You owe it to yourself not to be the drunken foreigner and more importantly the wrong type of drunken foreigner and let yourself down. Remember the purpose of your journey. Heavy drinking won’t help you reach your aims and objectives and may cause you, your hosts or school and Shifu to loose face (embarrassment).

Drinking in China and smoking is common place. With cheap alcohol and cigarettes everywhere, this is not the best place to run away to if you want to change these bad habits. This must start at home.

Most social drinking in China is primarily associated with eating. Most drinking takes place around the dinner table and meals as a way to cement relationships and do business. As a topic this subject could easily have its own blog entry but that will be a story for another day.

Here are my top 5 tips for surviving drinking in China in brief.

1. Showing respect when drinking is probably one of the first things someone will explain to you. When drinking tea or when drinking alcohol with a superior clink your cup/glass lower. Its super simple and easy to remember. But its much appreciated by your elders, fellow guests, shifu’s. The rest of the customs and rules need not be learnt straight away and are things you’ll pick up on or learn as you go.

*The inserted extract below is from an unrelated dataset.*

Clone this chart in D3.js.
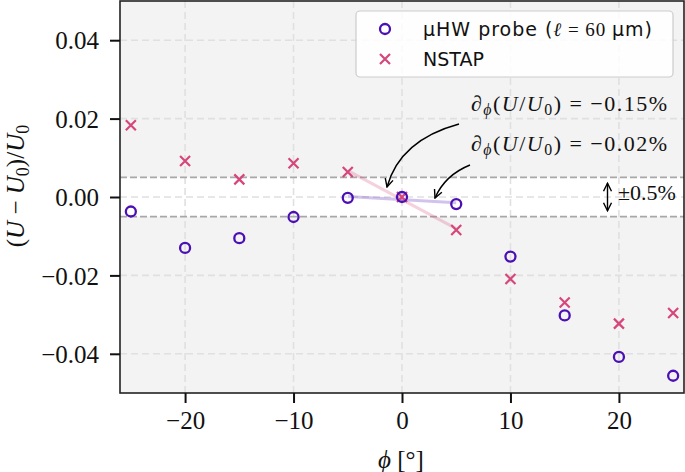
<!DOCTYPE html>
<html><head><meta charset="utf-8">
<script src="https://d3js.org/d3.v7.min.js"></script>
<style>body{margin:0;background:#fff}svg{display:block}</style>
</head><body>
<svg id="c" width="685" height="472"></svg>
<script>
const phi = [-25,-20,-15,-10,-5,0,5,10,15,20,25];
const uhw = [-0.0037,-0.0130,-0.0105,-0.0051,-0.0002,0.0,-0.0018,-0.0152,-0.0302,-0.0408,-0.0456];
const nstap = [0.0183,0.0092,0.0045,0.0086,0.0064,0.0,-0.0084,-0.0209,-0.0269,-0.0323,-0.0296];
const xTicks = [-20,-10,0,10,20];
const yTicks = [-0.04,-0.02,0.00,0.02,0.04];
const band = [-0.005, 0.005];
const cPurple = "#4a10b3", cPink = "#d6467b";

const svg = d3.select("#c");
const L=120,R=684,T=1,B=393;
const x = d3.scaleLinear().domain([-26,26]).range([L,R]);
const y = d3.scaleLinear().domain([-0.05,0.05]).range([B,T]);
const serif = "Liberation Serif, Times New Roman, DejaVu Serif, serif";
const sans = "DejaVu Sans, sans-serif";

svg.append("rect").attr("x",L).attr("y",T).attr("width",R-L).attr("height",B-T).attr("fill","#f3f3f3");
svg.append("rect").attr("x",L).attr("y",y(band[1])).attr("width",R-L).attr("height",y(band[0])-y(band[1])).attr("fill","#fff");

const g = svg.append("g");
g.selectAll(".gx").data(xTicks).join("line").attr("x1",d=>x(d)).attr("x2",d=>x(d)).attr("y1",T).attr("y2",B)
 .attr("stroke","#e0e0e0").attr("stroke-width",1.6).attr("stroke-dasharray","7,4");
g.selectAll(".gy").data(yTicks).join("line").attr("y1",d=>y(d)).attr("y2",d=>y(d)).attr("x1",L).attr("x2",R)
 .attr("stroke","#e0e0e0").attr("stroke-width",1.6).attr("stroke-dasharray","7,4");
g.selectAll(".bl").data(band).join("line").attr("y1",d=>y(d)).attr("y2",d=>y(d)).attr("x1",L).attr("x2",R)
 .attr("stroke","#a8a8a8").attr("stroke-width",1.6).attr("stroke-dasharray","7,3");

function fit(vals){
  const pts = phi.map((p,i)=>[p,vals[i]]).filter(d=>Math.abs(d[0])<=5);
  const mx=d3.mean(pts,d=>d[0]), my=d3.mean(pts,d=>d[1]);
  const s=d3.sum(pts,d=>(d[0]-mx)*(d[1]-my))/d3.sum(pts,d=>(d[0]-mx)**2);
  return [[-5,my+s*(-5-mx)],[5,my+s*(5-mx)]];
}
const line = d3.line().x(d=>x(d[0])).y(d=>y(d[1]));
svg.append("path").attr("d",line(fit(nstap))).attr("stroke",cPink).attr("stroke-opacity",0.25).attr("stroke-width",3).attr("fill","none");
svg.append("path").attr("d",line(fit(uhw))).attr("stroke",cPurple).attr("stroke-opacity",0.25).attr("stroke-width",3).attr("fill","none");

const cs=5;
svg.selectAll(".cr").data(phi).join("path")
 .attr("d",(d,i)=>{const cx=x(d),cy=y(nstap[i]);return `M${cx-cs},${cy-cs}L${cx+cs},${cy+cs}M${cx-cs},${cy+cs}L${cx+cs},${cy-cs}`;})
 .attr("stroke",cPink).attr("stroke-width",2.2).attr("fill","none");
svg.selectAll(".ci").data(phi).join("circle").attr("cx",d=>x(d)).attr("cy",(d,i)=>y(uhw[i])).attr("r",5)
 .attr("fill","none").attr("stroke",cPurple).attr("stroke-width",2.3);

svg.append("rect").attr("x",L).attr("y",T).attr("width",R-L).attr("height",B-T).attr("fill","none").attr("stroke","#222").attr("stroke-width",1.6);

const xa = svg.append("g").attr("transform",`translate(0,${B})`).call(d3.axisBottom(x).tickValues(xTicks).tickSize(10).tickPadding(8).tickFormat(d3.format("d")));
const ya = svg.append("g").attr("transform",`translate(${L},0)`).call(d3.axisLeft(y).tickValues(yTicks).tickSize(10).tickPadding(11).tickFormat(d3.format(".2f")));
[xa,ya].forEach(a=>{a.attr("font-family",null).attr("font-size",null);
 a.select(".domain").remove();a.selectAll(".tick line").attr("stroke","#111").attr("stroke-width",2);
 a.selectAll("text").style("font-family",serif).style("font-size","25px").attr("fill","#111");});
xa.selectAll("text").text(d=>d<0?"\u2212"+Math.abs(d):d);
ya.selectAll("text").text(d=>(d<0?"\u2212":"")+Math.abs(d).toFixed(2)).attr("dy","0.35em");

function mtext(parent, parts, attrs, fs){
  const t=parent.append("text").style("font-family",serif).style("font-size",fs+"px").attr("fill","#111");
  Object.entries(attrs).forEach(([k,v])=>t.attr(k,v));
  parts.forEach(p=>{
    const s=t.append("tspan").text(p.t);
    if(p.i) s.style("font-style","italic");
    if(p.sub) s.attr("baseline-shift","-25%").style("font-size",(fs*0.72)+"px");
  });
  return t;
}
mtext(svg,[{t:"("},{t:"U",i:1},{t:" \u2212 "},{t:"U",i:1},{t:"0",sub:1},{t:")/"},{t:"U",i:1},{t:"0",sub:1}],
 {"text-anchor":"middle","transform":"translate(24,186) rotate(-90)"},25);
mtext(svg,[{t:"\u03d5",i:1},{t:" [\u00b0]"}],{"text-anchor":"middle","x":401,"y":468},25);

mtext(svg,[{t:"\u2202"},{t:"\u03d5",i:1,sub:1},{t:"("},{t:"U",i:1},{t:"/"},{t:"U",i:1},{t:"0",sub:1},{t:") = \u22120.15%"}],
 {"x":471,"y":111,"textLength":196,"lengthAdjust":"spacing"},22);
mtext(svg,[{t:"\u2202"},{t:"\u03d5",i:1,sub:1},{t:"("},{t:"U",i:1},{t:"/"},{t:"U",i:1},{t:"0",sub:1},{t:") = \u22120.02%"}],
 {"x":471,"y":151,"textLength":196,"lengthAdjust":"spacing"},22);
mtext(svg,[{t:"\u00b10.5%"}],{"x":618,"y":200},22);

const defs=svg.append("defs");
defs.append("marker").attr("id","ah").attr("viewBox","0 0 10 10").attr("refX",9).attr("refY",5)
 .attr("markerWidth",10).attr("markerHeight",10).attr("markerUnits","userSpaceOnUse").attr("orient","auto-start-reverse")
 .append("path").attr("d","M1,1L9,5L1,9").attr("fill","none").attr("stroke","#000").attr("stroke-width",1.4);
svg.append("path").attr("d","M459,124 Q400,140 387,187").attr("fill","none").attr("stroke","#000").attr("stroke-width",1.5).attr("marker-end","url(#ah)");
svg.append("path").attr("d","M470,165 Q445,175 435,198").attr("fill","none").attr("stroke","#000").attr("stroke-width",1.5).attr("marker-end","url(#ah)");
svg.append("path").attr("d",`M607.5,${y(0.0035)}L607.5,${y(-0.0035)}`).attr("stroke","#000").attr("stroke-width",1.4)
 .attr("marker-end","url(#ah)").attr("marker-start","url(#ah)");

const lg=svg.append("g");
lg.append("rect").attr("x",356).attr("y",11).attr("width",317).attr("height",66).attr("rx",4)
 .attr("fill","#fff").attr("fill-opacity",0.85).attr("stroke","#ccc").attr("stroke-width",1.2);
lg.append("circle").attr("cx",385).attr("cy",29).attr("r",5).attr("fill","none").attr("stroke",cPurple).attr("stroke-width",2.3);
lg.append("path").attr("d",`M${385-cs},${59-cs}L${385+cs},${59+cs}M${385-cs},${59+cs}L${385+cs},${59-cs}`).attr("stroke",cPink).attr("stroke-width",2.2);
const lt=lg.append("text").attr("x",423).attr("y",36).style("font-family",sans).style("font-size","19px").attr("fill","#111")
 .attr("textLength",229).attr("lengthAdjust","spacing");
lt.append("tspan").text("\u03bcHW probe (");
lt.append("tspan").text("\u2113").style("font-family",serif).style("font-style","italic");
lt.append("tspan").text(" = 60 ").style("font-family",serif);
lt.append("tspan").text("\u03bcm)");
lg.append("text").attr("x",423).attr("y",66).style("font-family",sans).style("font-size","19px").attr("fill","#111").text("NSTAP");
</script>
</body></html>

As a foreigner you’ll not be expected to know them or everything.

2. When inviting or being invited out for dinner or meals in China. The standard rule of thumb is usually the inviter pays unless stated otherwise.

3. When drinking follow the lead of others at the table in terms of speed quantity and times. Whatever you do avoid mixing baijiu and beer. You should remember drinking in China can start very slowly but once the individual toasting starts it can be rapid and all those small cups will start catching up on you especially if you’ve insisted on drinking out of turn.

4. If you don’t want to drink have an excuse prepared in advance or warn your host of this. Excuses related to health tend to be the best. Having tried many over the years these where best received by hosts and guests. If you’re not going to be drinking much but still want to show respect have tea ready in your cup and don’t empty the cup (ganbie) just drink as you wish (suiyi).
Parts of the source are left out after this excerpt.